*Stored data*.
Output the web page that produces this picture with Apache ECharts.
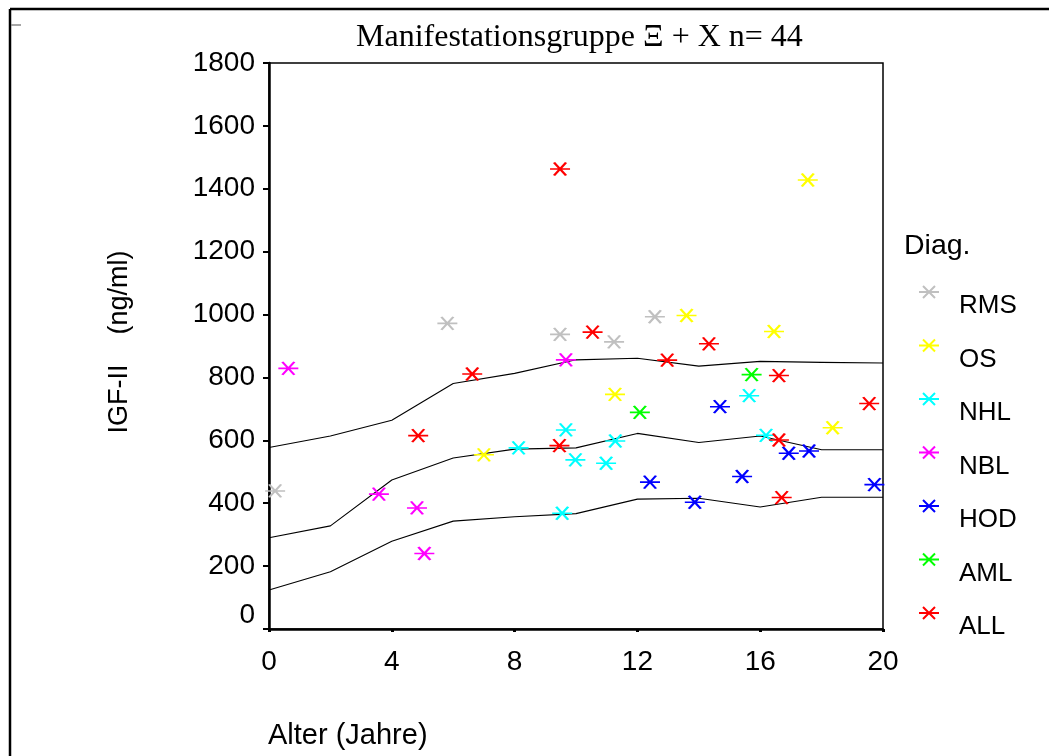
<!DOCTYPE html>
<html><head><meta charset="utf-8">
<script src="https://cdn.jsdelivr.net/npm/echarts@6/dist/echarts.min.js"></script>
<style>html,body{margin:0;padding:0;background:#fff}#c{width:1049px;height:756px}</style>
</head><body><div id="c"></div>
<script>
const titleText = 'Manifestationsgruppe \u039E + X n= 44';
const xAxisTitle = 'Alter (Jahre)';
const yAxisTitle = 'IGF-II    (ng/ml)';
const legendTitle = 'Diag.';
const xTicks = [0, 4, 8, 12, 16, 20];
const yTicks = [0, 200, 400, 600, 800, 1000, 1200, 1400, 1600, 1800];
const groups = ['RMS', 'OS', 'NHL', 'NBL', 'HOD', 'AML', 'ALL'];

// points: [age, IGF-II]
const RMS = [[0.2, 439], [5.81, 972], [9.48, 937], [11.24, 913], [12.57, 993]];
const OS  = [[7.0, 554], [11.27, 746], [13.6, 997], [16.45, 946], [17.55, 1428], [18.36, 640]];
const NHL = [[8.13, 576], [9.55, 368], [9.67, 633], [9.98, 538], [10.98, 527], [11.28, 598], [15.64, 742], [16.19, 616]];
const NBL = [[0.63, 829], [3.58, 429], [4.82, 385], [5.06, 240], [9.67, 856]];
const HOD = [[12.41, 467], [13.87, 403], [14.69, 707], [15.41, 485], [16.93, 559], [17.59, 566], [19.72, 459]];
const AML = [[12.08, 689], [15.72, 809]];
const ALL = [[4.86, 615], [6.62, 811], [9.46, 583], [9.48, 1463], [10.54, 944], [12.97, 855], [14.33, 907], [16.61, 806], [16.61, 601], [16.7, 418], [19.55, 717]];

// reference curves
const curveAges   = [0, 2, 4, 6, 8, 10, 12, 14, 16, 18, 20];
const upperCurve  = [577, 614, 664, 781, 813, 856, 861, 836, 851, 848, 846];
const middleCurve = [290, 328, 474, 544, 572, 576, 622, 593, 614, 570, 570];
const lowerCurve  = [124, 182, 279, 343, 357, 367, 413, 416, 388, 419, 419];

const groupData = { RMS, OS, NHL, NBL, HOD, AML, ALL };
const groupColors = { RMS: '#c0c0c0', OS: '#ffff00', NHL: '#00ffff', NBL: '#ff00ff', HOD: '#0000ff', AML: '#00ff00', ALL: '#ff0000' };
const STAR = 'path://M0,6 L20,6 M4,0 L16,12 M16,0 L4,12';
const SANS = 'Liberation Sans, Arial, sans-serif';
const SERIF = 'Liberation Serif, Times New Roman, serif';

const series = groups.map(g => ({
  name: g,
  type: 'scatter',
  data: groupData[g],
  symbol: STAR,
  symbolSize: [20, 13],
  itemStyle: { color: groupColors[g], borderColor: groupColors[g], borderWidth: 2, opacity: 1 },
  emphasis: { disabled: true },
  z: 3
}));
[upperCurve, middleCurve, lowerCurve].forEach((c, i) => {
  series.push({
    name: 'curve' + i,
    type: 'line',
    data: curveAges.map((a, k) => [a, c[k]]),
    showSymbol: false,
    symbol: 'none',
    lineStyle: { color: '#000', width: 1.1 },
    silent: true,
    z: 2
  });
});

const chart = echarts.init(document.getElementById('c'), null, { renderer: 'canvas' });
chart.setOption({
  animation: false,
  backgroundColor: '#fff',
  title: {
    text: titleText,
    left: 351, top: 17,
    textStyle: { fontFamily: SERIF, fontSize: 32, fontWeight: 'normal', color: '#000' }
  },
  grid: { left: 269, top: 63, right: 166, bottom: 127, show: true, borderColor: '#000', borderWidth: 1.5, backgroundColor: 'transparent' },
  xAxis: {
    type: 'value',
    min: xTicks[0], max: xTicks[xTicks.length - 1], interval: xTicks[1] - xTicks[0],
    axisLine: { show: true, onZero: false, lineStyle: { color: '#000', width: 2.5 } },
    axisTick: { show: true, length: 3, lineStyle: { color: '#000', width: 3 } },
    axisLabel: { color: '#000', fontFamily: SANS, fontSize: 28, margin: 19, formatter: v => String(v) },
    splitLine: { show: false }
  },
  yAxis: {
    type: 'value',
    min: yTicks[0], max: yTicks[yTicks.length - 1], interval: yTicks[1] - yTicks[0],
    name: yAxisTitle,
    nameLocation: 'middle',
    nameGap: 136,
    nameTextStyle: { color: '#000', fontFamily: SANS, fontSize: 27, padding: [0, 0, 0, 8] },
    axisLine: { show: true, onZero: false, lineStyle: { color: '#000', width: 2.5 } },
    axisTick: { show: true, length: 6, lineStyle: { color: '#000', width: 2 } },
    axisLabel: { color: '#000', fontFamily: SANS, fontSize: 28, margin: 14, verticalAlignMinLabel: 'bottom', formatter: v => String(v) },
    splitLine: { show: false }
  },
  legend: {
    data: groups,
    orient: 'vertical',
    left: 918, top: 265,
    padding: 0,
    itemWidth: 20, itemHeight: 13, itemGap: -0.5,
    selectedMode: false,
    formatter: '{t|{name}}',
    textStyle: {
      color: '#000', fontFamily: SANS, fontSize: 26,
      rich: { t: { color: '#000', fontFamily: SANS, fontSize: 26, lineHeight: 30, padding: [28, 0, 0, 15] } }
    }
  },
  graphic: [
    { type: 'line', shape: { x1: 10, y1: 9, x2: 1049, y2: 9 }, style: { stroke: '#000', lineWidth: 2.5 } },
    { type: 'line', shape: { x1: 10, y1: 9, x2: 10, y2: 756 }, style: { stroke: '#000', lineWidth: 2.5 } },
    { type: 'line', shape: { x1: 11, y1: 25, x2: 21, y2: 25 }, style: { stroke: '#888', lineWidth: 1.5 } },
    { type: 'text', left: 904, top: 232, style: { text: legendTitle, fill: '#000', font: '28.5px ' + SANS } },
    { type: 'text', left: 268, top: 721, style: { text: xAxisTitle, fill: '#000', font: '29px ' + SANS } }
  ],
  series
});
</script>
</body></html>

*Task to carry out*.
Give the material again exactly as it is, but keep the pictures out.

*Task result*.
Output the web page that produces this picture with Apache ECharts.
<!DOCTYPE html>
<html><head><meta charset="utf-8">
<script src="https://cdn.jsdelivr.net/npm/echarts@6/dist/echarts.min.js"></script>
<style>html,body{margin:0;padding:0;background:#fff}#c{width:1049px;height:756px}</style>
</head><body><div id="c"></div>
<script>
const titleText = 'Manifestationsgruppe \u039E + X n= 44';
const xAxisTitle = 'Alter (Jahre)';
const yAxisTitle = 'IGF-II    (ng/ml)';
const legendTitle = 'Diag.';
const xTicks = [0, 4, 8, 12, 16, 20];
const yTicks = [0, 200, 400, 600, 800, 1000, 1200, 1400, 1600, 1800];
const groups = ['RMS', 'OS', 'NHL', 'NBL', 'HOD', 'AML', 'ALL'];

// points: [age, IGF-II]
const RMS = [[0.2, 439], [5.81, 972], [9.48, 937], [11.24, 913], [12.57, 993]];
const OS  = [[7.0, 554], [11.27, 746], [13.6, 997], [16.45, 946], [17.55, 1428], [18.36, 640]];
const NHL = [[8.13, 576], [9.55, 368], [9.67, 633], [9.98, 538], [10.98, 527], [11.28, 598], [15.64, 742], [16.19, 616]];
const NBL = [[0.63, 829], [3.58, 429], [4.82, 385], [5.06, 240], [9.67, 856]];
const HOD = [[12.41, 467], [13.87, 403], [14.69, 707], [15.41, 485], [16.93, 559], [17.59, 566], [19.72, 459]];
const AML = [[12.08, 689], [15.72, 809]];
const ALL = [[4.86, 615], [6.62, 811], [9.46, 583], [9.48, 1463], [10.54, 944], [12.97, 855], [14.33, 907], [16.61, 806], [16.61, 601], [16.7, 418], [19.55, 717]];

// reference curves
const curveAges   = [0, 2, 4, 6, 8, 10, 12, 14, 16, 18, 20];
const upperCurve  = [577, 614, 664, 781, 813, 856, 861, 836, 851, 848, 846];
const middleCurve = [290, 328, 474, 544, 572, 576, 622, 593, 614, 570, 570];
const lowerCurve  = [124, 182, 279, 343, 357, 367, 413, 416, 388, 419, 419];

const groupData = { RMS, OS, NHL, NBL, HOD, AML, ALL };
const groupColors = { RMS: '#c0c0c0', OS: '#ffff00', NHL: '#00ffff', NBL: '#ff00ff', HOD: '#0000ff', AML: '#00ff00', ALL: '#ff0000' };
const STAR = 'path://M0,6 L20,6 M4,0 L16,12 M16,0 L4,12';
const SANS = 'Liberation Sans, Arial, sans-serif';
const SERIF = 'Liberation Serif, Times New Roman, serif';

const series = groups.map(g => ({
  name: g,
  type: 'scatter',
  data: groupData[g],
  symbol: STAR,
  symbolSize: [20, 13],
  itemStyle: { color: groupColors[g], borderColor: groupColors[g], borderWidth: 2, opacity: 1 },
  emphasis: { disabled: true },
  z: 3
}));
[upperCurve, middleCurve, lowerCurve].forEach((c, i) => {
  series.push({
    name: 'curve' + i,
    type: 'line',
    data: curveAges.map((a, k) => [a, c[k]]),
    showSymbol: false,
    symbol: 'none',
    lineStyle: { color: '#000', width: 1.1 },
    silent: true,
    z: 2
  });
});

const chart = echarts.init(document.getElementById('c'), null, { renderer: 'canvas' });
chart.setOption({
  animation: false,
  backgroundColor: '#fff',
  title: {
    text: titleText,
    left: 351, top: 17,
    textStyle: { fontFamily: SERIF, fontSize: 32, fontWeight: 'normal', color: '#000' }
  },
  grid: { left: 269, top: 63, right: 166, bottom: 127, show: true, borderColor: '#000', borderWidth: 1.5, backgroundColor: 'transparent' },
  xAxis: {
    type: 'value',
    min: xTicks[0], max: xTicks[xTicks.length - 1], interval: xTicks[1] - xTicks[0],
    axisLine: { show: true, onZero: false, lineStyle: { color: '#000', width: 2.5 } },
    axisTick: { show: true, length: 3, lineStyle: { color: '#000', width: 3 } },
    axisLabel: { color: '#000', fontFamily: SANS, fontSize: 28, margin: 19, formatter: v => String(v) },
    splitLine: { show: false }
  },
  yAxis: {
    type: 'value',
    min: yTicks[0], max: yTicks[yTicks.length - 1], interval: yTicks[1] - yTicks[0],
    name: yAxisTitle,
    nameLocation: 'middle',
    nameGap: 136,
    nameTextStyle: { color: '#000', fontFamily: SANS, fontSize: 27, padding: [0, 0, 0, 8] },
    axisLine: { show: true, onZero: false, lineStyle: { color: '#000', width: 2.5 } },
    axisTick: { show: true, length: 6, lineStyle: { color: '#000', width: 2 } },
    axisLabel: { color: '#000', fontFamily: SANS, fontSize: 28, margin: 14, verticalAlignMinLabel: 'bottom', formatter: v => String(v) },
    splitLine: { show: false }
  },
  legend: {
    data: groups,
    orient: 'vertical',
    left: 918, top: 265,
    padding: 0,
    itemWidth: 20, itemHeight: 13, itemGap: -0.5,
    selectedMode: false,
    formatter: '{t|{name}}',
    textStyle: {
      color: '#000', fontFamily: SANS, fontSize: 26,
      rich: { t: { color: '#000', fontFamily: SANS, fontSize: 26, lineHeight: 30, padding: [28, 0, 0, 15] } }
    }
  },
  graphic: [
    { type: 'line', shape: { x1: 10, y1: 9, x2: 1049, y2: 9 }, style: { stroke: '#000', lineWidth: 2.5 } },
    { type: 'line', shape: { x1: 10, y1: 9, x2: 10, y2: 756 }, style: { stroke: '#000', lineWidth: 2.5 } },
    { type: 'line', shape: { x1: 11, y1: 25, x2: 21, y2: 25 }, style: { stroke: '#888', lineWidth: 1.5 } },
    { type: 'text', left: 904, top: 232, style: { text: legendTitle, fill: '#000', font: '28.5px ' + SANS } },
    { type: 'text', left: 268, top: 721, style: { text: xAxisTitle, fill: '#000', font: '29px ' + SANS } }
  ],
  series
});
</script>
</body></html>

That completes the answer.